Speech: The Drollery Coefficient
I can’t believe I haven’t posted this humorous speech yet! It’s one of my favorites, but it requires some knowledge of economics and U.S. politics.
I was planning to present a humorous speech, so I decided to speak on economics. Now I know most of you think there’s nothing funny about the economy. I suggest you watch CNN when the Chairman of the Federal Reserve Bank, Ben Bernanke, or our Secretary of the Treasury, Tim Geithner, testifies to Congress. You just have to realize everything they say really comes down to, “It’s not my fault!”
As an engineer I like to think I bring a unique perspective to economics, an inherently technical field. To the independent observer, I’m more like an engineer poking inside a broken office copier; you have to wonder what, if anything I really know.
Like engineers, economists are highly educated, well-versed in math, and like to poke around in very technical things. It’s too bad the economy is a lot like the broken copier, and you have to wonder if the economist poking around inside it really knows what’s going on.
We could explore the science of economics today, but then I realized there is no science to economics. Economics is about human motivation, human choices and human behavior; all concepts that defy hard science.
Don’t get me wrong. The economists still try writing equations for that! And boy do they do try! Only a few years ago the Federal Reserve Bank created a complex mathematical model that showed they could lie about what they do, and it would have no effect on the workings of the markets. I’m not sure whether I should believe that or not.

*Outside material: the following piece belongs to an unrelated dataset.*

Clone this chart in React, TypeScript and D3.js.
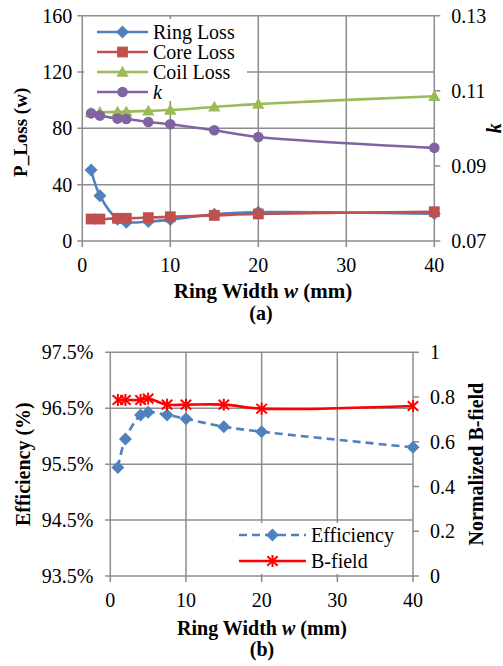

Despite the mathematical bamboozles, you do sometimes get some valuable information. A famous economist, if there is such as thing, most economists seem to be INfamous, by the name of Henry Hazlitt boiled all of economics down to one law. It says that every economic decision has both a short term effect and long term consequences. It affects a small group, as well as a large group. Ignoring one over the other leads to bad outcomes.
This is actually some sage advice, not only in economics but in every area of life. You just can’t explain this to many people, especially politicians. Trying to explain this to a politician is like trying to explain the long term consequences of premarital sex to a hormone ravaged teenager. Come to think of it, it’s like explaining the long term consequences of sexting to a hormonally charged Congressman Anthony Weiner.
Explaining is one thing economists do rather poorly. Their language is filled with words and phrases that sound complicated and have little or no meaning to the rest of us. Consider jargon like:
- Frictional unemployment
- Gini Coefficient
- Kondratieff wave
Did they just make these up? We can make some up and sound just like an economist. Personally, I like:
- The Drollery Coefficient
But if you like acronyms, perhaps made-up jargon like
- Bulletized Selective Hike in Taxes, or
- Concealed Retrograde Asset Paradigm
is more appealing to you.
The most newsworthy economic jargon right now is “quantitative easing” or QE, the technique the Federal Reserve Bank is using to try to stimulate the economy. When QE phase 1 utterly failed, they responded with QE phase 2, and now that it failed they’re now planning QE phase 3. Repeating a failed policy would be funny, if it weren’t sad. Despite their education, those economists aren’t exactly geniuses.
Here’s how to understand Quantitative Easing. The Federal Reserve Bank is taking small quantities of your savings and retirement accounts, and easing that money away from you and into the hands of financial institutions.
You probably didn’t even notice. Hey, they’re not geniuses, but they also are not stupid. All they do is make your money worth less and create more money out of nothing elsewhere. For example, I’ve saved up $1500 to buy a really nice 55” TV. I’ve just been waiting for it to come down in price a little. But it’s NOT coming down in price; it’s actually gone UP a little. Now I need to save nearly $2000 to buy the same TV. That’s quantitative easing at work.
You would expect electronics to drop in price. No so much with QE. The TVs have gone up in size, though. Sharp now sells a 70” TV, which they advertise as “view-normous”. If TVs keep getting bigger, soon they’ll be able to display our national debt, which the folks at Sharp would describe as “Spectacu-large”.
Ultimately that’s what it all boils down to, our debt levels in the U.S. It’s not just too much debt, but much of the debt is “toxic”, meaning the assets backing those loans are degrading, and we can never get paid back. As a result of all the debt, banks don’t have cash to loan, the liquidity, to create more debt.
Surely reducing debt is a good thing, right? Our U.S. Treasury Secretary, Timothy Geithner, thinks it’s a bad thing. We need to keep loaning money, because, in his words, we have a credit-based economy, which incidentally is the same as a debt-based economy. This was surprising that he admitted our economy is a giant house of cards, but in our case it’s built on credit cards.
The solution Tim Geithner and Ben Bernanke have come up with is pumping new money into the back end of the financial system, right to the banks. The better choice would have been to feed liquidity into the front end, the consumer, allowing debt to be paid off, but as I’ve said, they’re not geniuses. Even so, it shouldn’t take even a genius to see that when you pump liquidity into the rear end of a system filled by Concealed Retrograde Asset Paradigms, the result will eventually be a sudden explosive mess.
At some point even our economists will need to conference with Joe the Plumber.